A strong advocate of the cause of temperance, Archbishop Leahy enforced the Sunday closing of all public-houses in his Diocese. Owing to his energy the Cathedral of The Assumption at Thurles was built, at a cost of £45,000 pounds.

He died on January 26th 1875, and was buried in Thurles Cathedral on February 3rd of that year.

Hereunder find the following extract, relating to the erection of the statue to Archbishop Leahy in the yard of the Cathedral of The Assumption Thurles, taken from the journal of Fr. Michael Maher C.C., Thurles, and dated 1911.

“At the end of the year, the Archbishop (Thomas Fennelly 1901-1913) got a statue of Dr. Patrick Leahy erected in the Cathedral enclosure. It was sculptured at Carrara [2] by Professor Pietro Lazzerini and it is made of Sicilian or Bastard Statuary Marble. [3]

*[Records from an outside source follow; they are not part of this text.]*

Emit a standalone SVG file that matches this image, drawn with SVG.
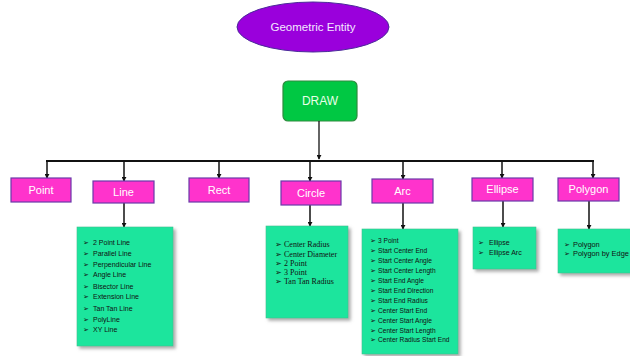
<svg xmlns="http://www.w3.org/2000/svg" width="630" height="356" viewBox="0 0 630 356">
<style>
.hd{fill:#ff33cc;stroke:#6a3aa8;stroke-width:1.2}
.ht{font-family:"Liberation Sans",Arial,sans-serif;font-size:11px;fill:#ffffff;text-anchor:middle}
.lst{fill:#1fe59d;stroke:#3fbf8f;stroke-width:0.6;filter:url(#sh)}
.li{font-family:"Liberation Sans",Arial,sans-serif;font-size:7px;fill:#111}
.lis{font-family:"Liberation Serif","Times New Roman",serif;font-size:8px;fill:#111}
.ln{stroke:#111;fill:none}
</style>
<defs>
<marker id="ah" viewBox="0 0 6 6" refX="5" refY="3" markerWidth="5" markerHeight="5" orient="auto" markerUnits="userSpaceOnUse">
<path d="M0,0 L6,3 L0,6 z" fill="#111"/>
</marker>
<filter id="sh" x="-10%" y="-10%" width="130%" height="130%">
<feDropShadow dx="2.5" dy="2.5" stdDeviation="1.5" flood-color="#777" flood-opacity="0.6"/>
</filter>
</defs>

<g id="geometric-entity">
<ellipse cx="313" cy="27" rx="76" ry="25" fill="#9a00dc" stroke="#4b2a9a" stroke-width="1"/>
<text x="313" y="31" font-family="Liberation Sans,Arial,sans-serif" font-size="11.5" fill="#f4e8ff" text-anchor="middle">Geometric Entity</text>
</g>

<g id="draw">
<rect x="283" y="81" width="74" height="40" rx="5" fill="#00c843" stroke="#2e8b3e" stroke-width="1.2"/>
<text x="320" y="105" font-family="Liberation Sans,Arial,sans-serif" font-size="12" fill="#e8ffe8" text-anchor="middle">DRAW</text>
</g>

<g id="connectors" class="ln">
<line x1="319" y1="121" x2="319" y2="159" stroke-width="1.3" marker-end="url(#ah)"/>
<line x1="46" y1="161" x2="594" y2="161" stroke-width="2"/>
<line x1="47" y1="161" x2="47" y2="178" stroke-width="1.5" marker-end="url(#ah)"/>
<line x1="124" y1="161" x2="124" y2="181" stroke-width="1.5" marker-end="url(#ah)"/>
<line x1="219" y1="161" x2="219" y2="178" stroke-width="1.5" marker-end="url(#ah)"/>
<line x1="310" y1="161" x2="310" y2="181" stroke-width="1.5" marker-end="url(#ah)"/>
<line x1="403" y1="161" x2="403" y2="179" stroke-width="1.5" marker-end="url(#ah)"/>
<line x1="502" y1="161" x2="502" y2="178" stroke-width="1.5" marker-end="url(#ah)"/>
<line x1="593" y1="161" x2="593" y2="178" stroke-width="1.5" marker-end="url(#ah)"/>
<line x1="124" y1="203" x2="124" y2="227" stroke-width="1.5" marker-end="url(#ah)"/>
<line x1="310" y1="205" x2="310" y2="226" stroke-width="1.5" marker-end="url(#ah)"/>
<line x1="403" y1="203" x2="403" y2="229" stroke-width="1.5" marker-end="url(#ah)"/>
<line x1="503" y1="201" x2="503" y2="227" stroke-width="1.5" marker-end="url(#ah)"/>
<line x1="589" y1="201" x2="589" y2="229" stroke-width="1.5" marker-end="url(#ah)"/>
</g>

<g id="point"><rect class="hd" x="11" y="178" width="60" height="24"/><text class="ht" x="41" y="194">Point</text></g>
<g id="line"><rect class="hd" x="93" y="181" width="61" height="22"/><text class="ht" x="123.5" y="196">Line</text></g>
<g id="rect"><rect class="hd" x="189" y="178" width="60" height="24"/><text class="ht" x="219" y="194">Rect</text></g>
<g id="circle"><rect class="hd" x="281" y="181" width="60" height="24"/><text class="ht" x="311" y="197">Circle</text></g>
<g id="arc"><rect class="hd" x="372" y="179" width="61" height="24"/><text class="ht" x="402.5" y="195">Arc</text></g>
<g id="ellipse"><rect class="hd" x="472" y="178" width="61" height="23"/><text class="ht" x="502.5" y="193">Ellipse</text></g>
<g id="polygon"><rect class="hd" x="558" y="178" width="61" height="23"/><text class="ht" x="588.5" y="193">Polygon</text></g>

<g id="line-list">
<rect class="lst" x="77" y="227" width="96" height="119"/>
<g class="li">
<text x="83" y="244.5">➢</text><text x="93" y="244.5">2 Point Line</text>
<text x="83" y="255.5">➢</text><text x="93" y="255.5">Parallel Line</text>
<text x="83" y="266.5">➢</text><text x="93" y="266.5">Perpendicular Line</text>
<text x="83" y="277">➢</text><text x="93" y="277">Angle Line</text>
<text x="83" y="288.5">➢</text><text x="93" y="288.5">Bisector Line</text>
<text x="83" y="299">➢</text><text x="93" y="299">Extension Line</text>
<text x="83" y="310.5">➢</text><text x="93" y="310.5">Tan Tan Line</text>
<text x="83" y="321.5">➢</text><text x="93" y="321.5">PolyLine</text>
<text x="83" y="332">➢</text><text x="93" y="332">XY Line</text>
</g>
</g>

<g id="circle-list">
<rect class="lst" x="266" y="226" width="82" height="92"/>
<g class="lis">
<text x="275" y="247">➢</text><text x="284" y="247">Center Radius</text>
<text x="275" y="257">➢</text><text x="284" y="257">Center Diameter</text>
<text x="275" y="266">➢</text><text x="284" y="266">2 Point</text>
<text x="275" y="275">➢</text><text x="284" y="275">3 Point</text>
<text x="275" y="284">➢</text><text x="284" y="284">Tan Tan Radius</text>
</g>
</g>

<g id="arc-list">
<rect class="lst" x="362" y="229" width="96" height="125"/>
<g class="li" style="font-size:6.6px">
<text x="370" y="242.5">➢</text><text x="378" y="242.5">3 Point</text>
<text x="370" y="252.5">➢</text><text x="378" y="252.5">Start Center End</text>
<text x="370" y="262.5">➢</text><text x="378" y="262.5">Start Center Angle</text>
<text x="370" y="273">➢</text><text x="378" y="273">Start Center Length</text>
<text x="370" y="283">➢</text><text x="378" y="283">Start End Angle</text>
<text x="370" y="293">➢</text><text x="378" y="293">Start End Direction</text>
<text x="370" y="303">➢</text><text x="378" y="303">Start End Radius</text>
<text x="370" y="312.5">➢</text><text x="378" y="312.5">Center Start End</text>
<text x="370" y="322.5">➢</text><text x="378" y="322.5">Center Start Angle</text>
<text x="370" y="332.5">➢</text><text x="378" y="332.5">Center Start Length</text>
<text x="370" y="341.5">➢</text><text x="378" y="341.5">Center Radius Start End</text>
</g>
</g>

<g id="ellipse-list">
<rect class="lst" x="473" y="227" width="63" height="42"/>
<g class="li">
<text x="478" y="244.5">➢</text><text x="489" y="244.5">Ellipse</text>
<text x="478" y="254.5">➢</text><text x="489" y="254.5">Ellipse Arc</text>
</g>
</g>

<g id="polygon-list">
<rect class="lst" x="558" y="229" width="76" height="44"/>
<g class="li" style="font-size:7.4px">
<text x="564" y="246.5">➢</text><text x="573" y="246.5">Polygon</text>
<text x="564" y="255.5">➢</text><text x="573" y="255.5">Polygon by Edge</text>
</g>
</g>
</svg>
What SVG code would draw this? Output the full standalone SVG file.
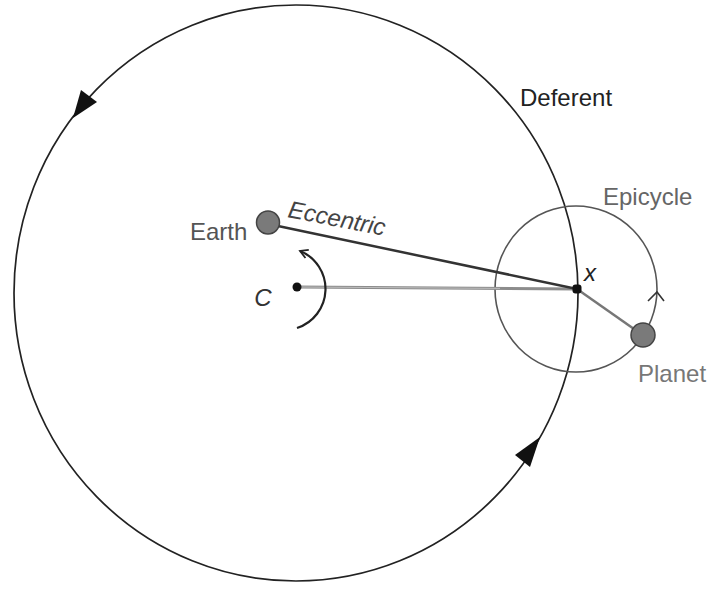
<svg xmlns="http://www.w3.org/2000/svg" width="723" height="591" viewBox="0 0 723 591">
  <defs>
    <style>
      .lbl { font-family: "Liberation Sans", Arial, sans-serif; font-size: 24px; }
      .body { fill: #7a7a7a; stroke: #444; stroke-width: 1.5; }
      .dot { fill: #111; }
    </style>
    <marker id="chev" viewBox="0 0 10 10" refX="8" refY="5" markerWidth="11" markerHeight="11" markerUnits="userSpaceOnUse" orient="auto">
      <path d="M1,1 L8,5 L1,9" fill="none" stroke="#222" stroke-width="1.6"/>
    </marker>
  </defs>
  <rect width="723" height="591" fill="#ffffff"/>

  <g id="deferent">
    <ellipse cx="296" cy="293" rx="282" ry="288" fill="none" stroke="#222" stroke-width="1.7"/>
    <polygon points="73,118 81,90 97,102" fill="#111"/>
    <polygon points="540,437 515,455 530,467" fill="#111"/>
    <text class="lbl" x="520" y="106" fill="#222">Deferent</text>
  </g>

  <g id="epicycle">
    <ellipse cx="576" cy="289" rx="81" ry="83" fill="none" stroke="#555" stroke-width="1.6"/>
    <path d="M648,301 L657,292 L664,301" fill="none" stroke="#333" stroke-width="1.6"/>
    <text class="lbl" x="603" y="205" fill="#666">Epicycle</text>
  </g>

  <g id="connectors">
    <line x1="297" y1="287" x2="577" y2="289" stroke="#8c8c8c" stroke-width="3"/>
    <line x1="297" y1="287" x2="500" y2="288.4" stroke="#bdbdbd" stroke-width="1"/>
    <line x1="278" y1="226" x2="577" y2="289" stroke="#333" stroke-width="2.5"/>
    <line x1="577" y1="289" x2="634" y2="329" stroke="#777" stroke-width="2.5"/>
    <path d="M297,328 A41,41 0 0 0 300,251" fill="none" stroke="#222" stroke-width="2.2" marker-end="url(#chev)"/>
  </g>

  <g id="earth">
    <circle class="body" cx="268" cy="222.5" r="11.5"/>
    <text class="lbl" x="190" y="240" fill="#555">Earth</text>
    <text class="lbl" x="287" y="217" fill="#444" font-style="italic" transform="rotate(11 287 217)">Eccentric</text>
  </g>

  <g id="center-c">
    <circle class="dot" cx="297" cy="287" r="4.5"/>
    <text class="lbl" x="263" y="306" fill="#333" font-style="italic" text-anchor="middle">C</text>
  </g>

  <g id="point-x">
    <rect class="dot" x="572.5" y="284.5" width="9" height="9" rx="3"/>
    <text class="lbl" x="590" y="281" fill="#222" font-style="italic" text-anchor="middle">x</text>
  </g>

  <g id="planet">
    <circle class="body" cx="643" cy="335" r="12"/>
    <text class="lbl" x="638" y="382" fill="#777">Planet</text>
  </g>
</svg>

It was ready for shipment when the strike occurred on the railways in Great Britain and Ireland in August 1911. [4] We wrote to the sculptor not to send it until matters would be settled. It was sent from Leghorn [5] when the strike ceased, but arrived in Liverpool when the Irish strike was at its height in October. It was delayed some time on that account, but arrived safely in Thurles from Liverpool and Dublin in November. It weighs two tons and cost £120. I sent the cheque to Lazzerini.”

[2] Michelangelo di Lodovico Buonarroti Simoni (1475-1564), the Italian sculptor, painter, architect, and poet of the High Renaissance period, who exerted an unparalleled influence on the development of Western art, worked here at the Carrara marble quarries.

[3] Statuary Second or Bastard blue-grey Marble was used since the time of Ancient Rome.

[4] This strike arose after widespread dissatisfaction with the activities of conciliation boards set up to negotiate between workers and their employers the Rail Companies. Local disputes led to unofficial strike action in July and early August of 1911, with a meeting of all the main rail unions arranged in Liverpool to coordinate action nationally. These Unions issued an ultimatum to the Rail Companies to accept direct negotiation with their representatives within 24 hours or suffer a national strike. Keen to ensure that the railways would not be shut down. The Prime Minister, Herbert Henry Asquith, son of a Yorkshire clothing manufacturer, told the rail companies that police and troops would be deployed to help keep the trains running, resulting with soldiers being brought into London and 32 other towns in England and Wales. The then Home Secretary, Winston Churchill supported the police and troops against the striking union employees.

[5] Traditionally known in English as Leghorn, Livorno is a port city on the Ligurian Sea on the western coast of Tuscany, in Italy.

“The pedestal was fashioned by Mr P. Best of Cashel from stones got in the quarry at Camas, (Cashel). It cost £70. The Archbishop composed the inscription which is simplicity itself and a Galway man named Laurence Clane cut the letters.

Messr Leahy Brothers of Thurles had charge of the erection. It was no small work to get the statue in position without cranes or other powerful leverage. It was done this way. They constructed a large framework of wood around the base of the pedestal, then they hauled up the great box (2 tons 5 cwt.) containing the statue with pulleys attached to a horizontal iron bar above and let it rest on planks. They next built the pedestal and when that was finished they opened the box and got the statue into position by means of the pulleys. They finished the work a few days before Christmas.”

Overall Cost of Monument £214-10-0
[Statue £120-0-0; Pedestal £70-0-0; Leahy erection £12-0-0; Carriage from Leghorn  (Livorno) to Thurles £12-10-0.]